The potential threat if Auckland launched its own version of the Aims Games was used to help justify continued council support for both those events.

Cr Tony Christiansen said it should be about a hand-up rather than a hand-out and he had difficulty supporting a grant that was up to 10 per cent of what the organisation had in the bank.

Cr Murray Guy said it was about making decisions based on policy and it was a slap in the face for ratepayers if the council felt obligated to fund them.

Cr Bill Faulkner argued that the council could not suddenly pull funding from the Garden and Artfest, saying the event's success was weather dependent.

Deputy Mayor David Stewart said the council should be looking to grow the city and stop trying to cut success off at the knees. "We have this tall poppy-type thinking that if someone is successful then you drop them down a bit."

Councillors Curach, Guy, Bill Grainger and Catherine Stewart voted against the grants to the Garden and Artfest and the Arts Festival, with the Arts Festival debate sparking more ructions.

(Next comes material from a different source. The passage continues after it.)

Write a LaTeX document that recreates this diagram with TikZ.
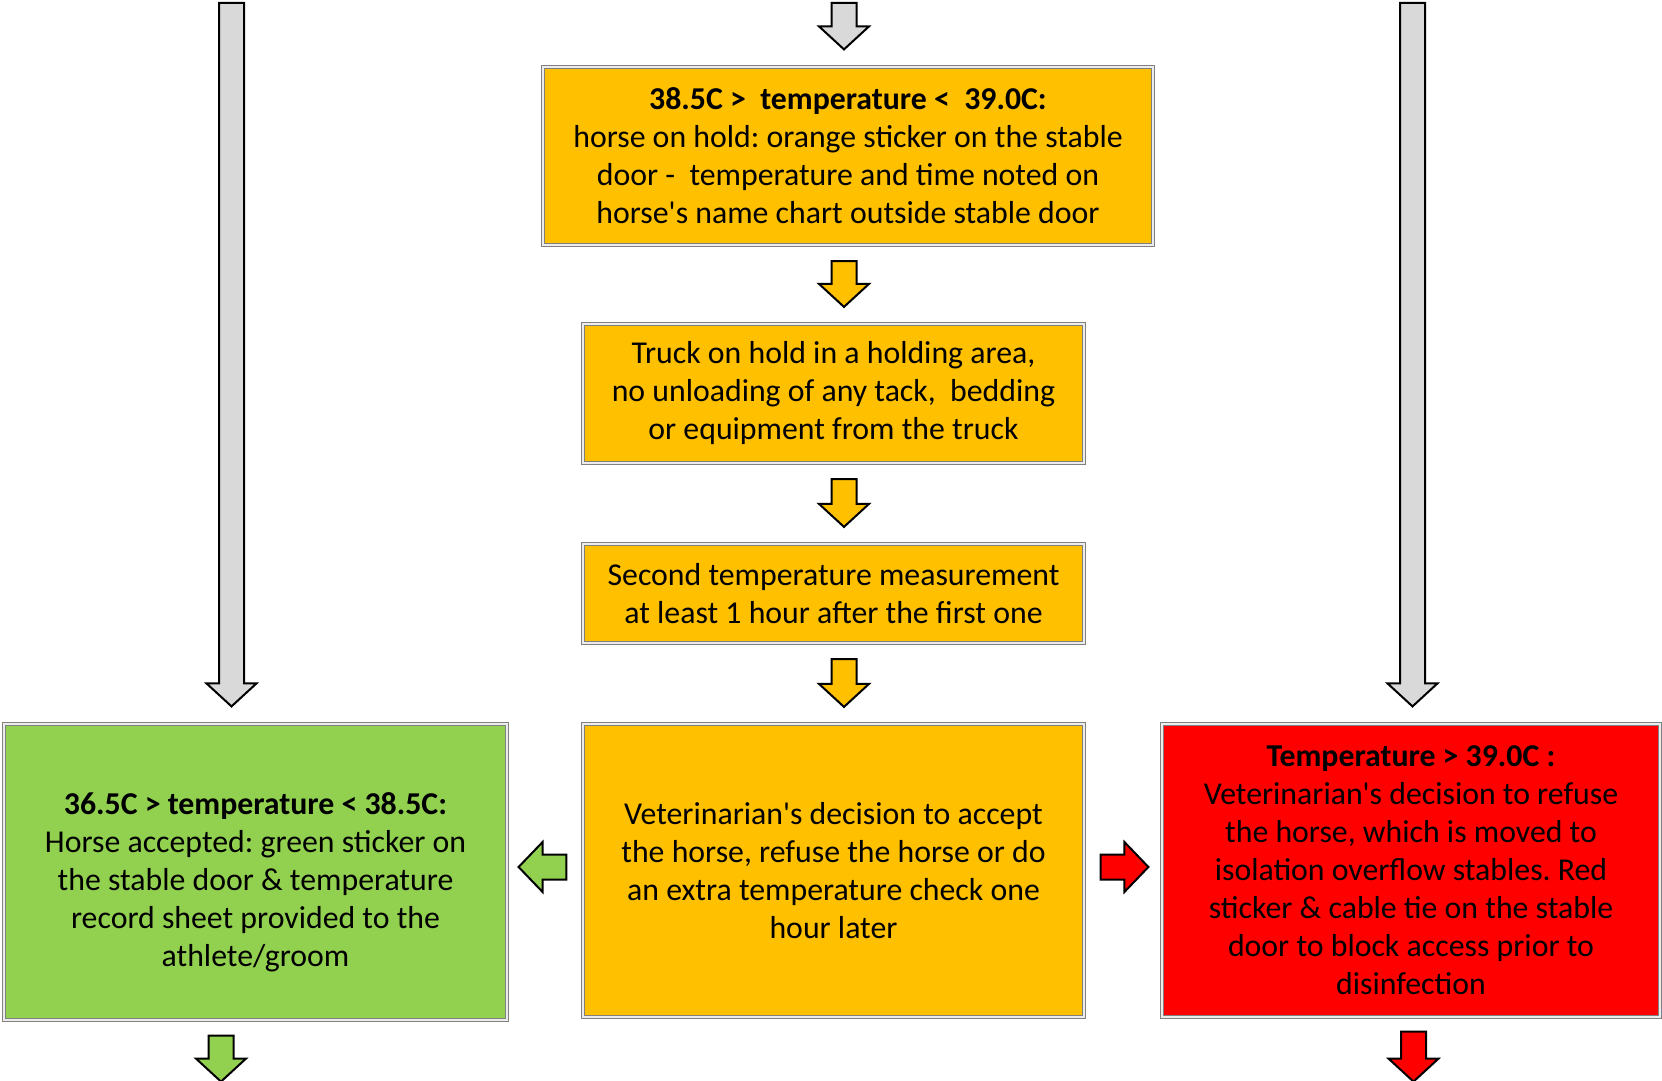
\documentclass[tikz,border=0pt]{standalone}
\usepackage{fontspec}
\setmainfont{Carlito}
\usetikzlibrary{calc}
\frenchspacing

\definecolor{holdorange}{HTML}{FFC000}
\definecolor{okgreen}{HTML}{92D050}
\definecolor{refusered}{HTML}{FF0000}
\definecolor{arrgray}{HTML}{D9D9D9}

\tikzset{
  stepbox/.style={draw=gray, double=gray!15, double distance=0.7pt, line width=0.6pt,
    align=center, inner sep=0pt, font=\fontsize{15.9}{19}\selectfont},
  blockarr/.style={draw=black, line width=1pt, line join=miter},
}

% block arrow going down: #1 top of shaft, #2 tip
\newcommand{\downblock}[3]{%
\draw[blockarr, fill=#3] ($(#1)+(-12.5,0)$) -- ($(#1)+(12.5,0)$) -- ($(#2)+(12.5,-23)$)
  -- ($(#2)+(25,-23)$) -- (#2) -- ($(#2)+(-25,-23)$) -- ($(#2)+(-12.5,-23)$) -- cycle;}
% block arrow going sideways: #1 end of shaft, #2 tip, #3 offset of head base
\newcommand{\sideblock}[4]{%
\draw[blockarr, fill=#4] ($(#1)+(0,-12.5)$) -- ($(#2)+(#3,-12.5)$) -- ($(#2)+(#3,-25)$)
  -- (#2) -- ($(#2)+(#3,25)$) -- ($(#2)+(#3,12.5)$) -- ($(#1)+(0,12.5)$) -- cycle;}
\newcommand{\apos}{\textquotesingle}

\begin{document}
\begin{tikzpicture}[x=0.5pt, y=-0.5pt]
\useasboundingbox (0,0) rectangle (1662,1081);

% boxes
\node[stepbox, fill=holdorange, minimum width=305pt, minimum height=89pt] (hold) at (848,156)
  {\textbf{38.5C >\ \ temperature <\ \ 39.0C:}\\horse on hold: orange sticker on the stable\\
   door -\ \ temperature and time noted on\\horse\apos s name chart outside stable door};
\node[stepbox, fill=holdorange, minimum width=250.5pt, minimum height=69.5pt] (truck) at (833.5,393.5)
  {Truck on hold in a holding area,\\no unloading of any tack,\ \ bedding\\or equipment from the truck};
\node[stepbox, fill=holdorange, minimum width=250.5pt, minimum height=49.5pt] (second) at (833.5,593.5)
  {Second temperature measurement\\at least 1 hour after the first one};
\node[stepbox, fill=holdorange, minimum width=250.5pt, minimum height=146.5pt] (vet) at (833.5,870.5)
  {Veterinarian\apos s decision to accept\\the horse, refuse the horse or do\\
   an extra temperature check one\\hour later};
\node[stepbox, fill=okgreen, minimum width=251.5pt, minimum height=148pt] (accept) at (255.5,872)
  {\rule{0pt}{21.5pt}\textbf{36.5C > temperature < 38.5C:}\\Horse accepted: green sticker on\\
   the stable door \& temperature\\record sheet provided to the\\athlete/groom};
\node[stepbox, fill=refusered, minimum width=249pt, minimum height=146.5pt] (refuse) at (1411,870.5)
  {\textbf{Temperature > 39.0C :}\\Veterinarian\apos s decision to refuse\\
   the horse, which is moved to\\isolation overflow stables. Red\\
   sticker \& cable tie on the stable\\door to block access prior to\\disinfection};

% arrow ends
\coordinate (col) at (844,3);
\coordinate (lcol) at (231.5,3);
\coordinate (rcol) at (1412.5,3);
\coordinate (col-tip) at ($(hold.north -| col)+(0,-17)$);
\coordinate (lcol-tip) at ($(accept.north -| lcol)+(0,-17)$);
\coordinate (rcol-tip) at ($(refuse.north -| rcol)+(0,-17)$);
\coordinate (g-start) at ($(vet.west)+(-16,-3.5)$);
\coordinate (g-tip) at ($(g-start -| accept.east)+(11,0)$);
\coordinate (r-start) at ($(vet.east)+(16,-3.5)$);
\coordinate (r-tip) at ($(r-start -| refuse.west)+(-13,0)$);
\coordinate (gd-start) at ($(accept.south)+(-34.5,15)$);
\coordinate (gd-tip) at ($(gd-start)+(0,46)$);
\coordinate (rd-start) at ($(refuse.south)+(2.5,14)$);
\coordinate (rd-tip) at ($(rd-start)+(0,50)$);

% incoming gray arrows
\downblock{col}{col-tip}{arrgray}
\downblock{lcol}{lcol-tip}{arrgray}
\downblock{rcol}{rcol-tip}{arrgray}

% orange chain
\foreach \a/\b in {hold/truck, truck/second, second/vet}{
  \coordinate (\a-out) at ($(\a.south -| col)+(0,15.5)$);
  \coordinate (\b-in) at ($(\b.north -| col)+(0,-16.5)$);
  \downblock{\a-out}{\b-in}{holdorange}
}

% decisions
\sideblock{g-start}{g-tip}{24}{okgreen}
\sideblock{r-start}{r-tip}{-24}{refusered}
\downblock{gd-start}{gd-tip}{okgreen}
\downblock{rd-start}{rd-tip}{refusered}
\end{tikzpicture}
\end{document}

Mr Crosby said it beggared belief what he was hearing. "If you stop looking at your feet and start looking at your head you will start to understand what benefits they bring."

Mr Crosby said councillors were making a "horrendous assumption" that the people of Tauranga did not want the council to support the Arts Festival.

"It is absolutely critical that we are seen to be funders on behalf of the community ...

events could fall over."

Cr Grainger said the council had not looked after basic infrastructure and it had caught up with it.

Tauranga ratepayers' support for flagship events

  • Garden and Artfest $20,000
  • Port of Tauranga Half $20,000
  • Tauranga Arts Festival $25,000
  • National Jazz Festival $30,000
  • Aims Games International Sporting Championship $30,000
  • $75,000 left for applications to the major project and small project investment funds. Applications open in September.